本文选题：物流 + 数据挖掘　；参考：《北京邮电大学》2015年硕士论文

【摘要】：近年来,信息技术的发展推动了信息化在企业物流管理应用中的兴起,使得企业中存储的数据呈现爆炸式增长。以数据作为资源,充分合理的利用数据挖掘技术深化企业物流管理,重点进行基于物流信息的数据挖掘技术及其应用的研究,可以帮助企业提高运作效率、降低成本、及时决策,已成为提升企业竞争力的有效途径。本文以数据挖掘分类算法中的K近邻算法为研究对象,在阐述了经典K近邻算法的核心思想与研究现状的基础上,总结出其两方面不足：(1)传统算法假设样本的不同属性对分类的重要性相同,导致不相关属性引起分类误判,影响算法准确率。
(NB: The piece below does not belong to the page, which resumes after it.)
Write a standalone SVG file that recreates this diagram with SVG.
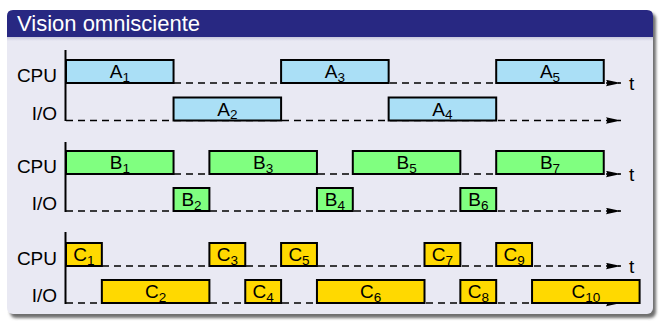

(2)传统算法在选取待分类样本的近邻时需计算其与所有训练样本的距离,计算开销大且结果易受到噪声样本的影响,影响算法效率及准确率。针对以上两方面不足,分别提出两种改进策略： (1)提出基于属性约简的改进算法,体现不同属性对分类结果的差异性。该算法利用信息熵计算条件属性与决策属性间的相关系数,区分条件属性在分类过程中的重要性,并通过调整相关系数的阈值适当约简样本属性。数值分析显示,改进算法可在一定程度上提升分类准确率。 (2)提出基于聚类的样本裁剪改进算法,从而有效处理海量数据集,降低算法时间复杂度。此算法利用层次聚类限定K-means聚类的初始聚类中心,避免其随机选择影响聚类结果,同时引入K-means聚类修正层次聚类结果并从中选择具有代表性的样本集进行分类测试。仿真实验证明,通过以上的样本裁剪,改进算法可在提高或保持分类准确率的前提下,有效地降低分类器的计算量,提高分类效率。最后,本文在上述研究工作的基础上设计了一个改进的K近邻协同过滤推荐模型。该模型以北京市物流线路评分数据为应用对象,验证该模型在解决实际问题中的有效性和可行性。实验证明,改进算法推荐结果准确率显著提高,通过该模型能够帮助客户从大量专业信息中快速找到适合的物流公司,具有实际应用性。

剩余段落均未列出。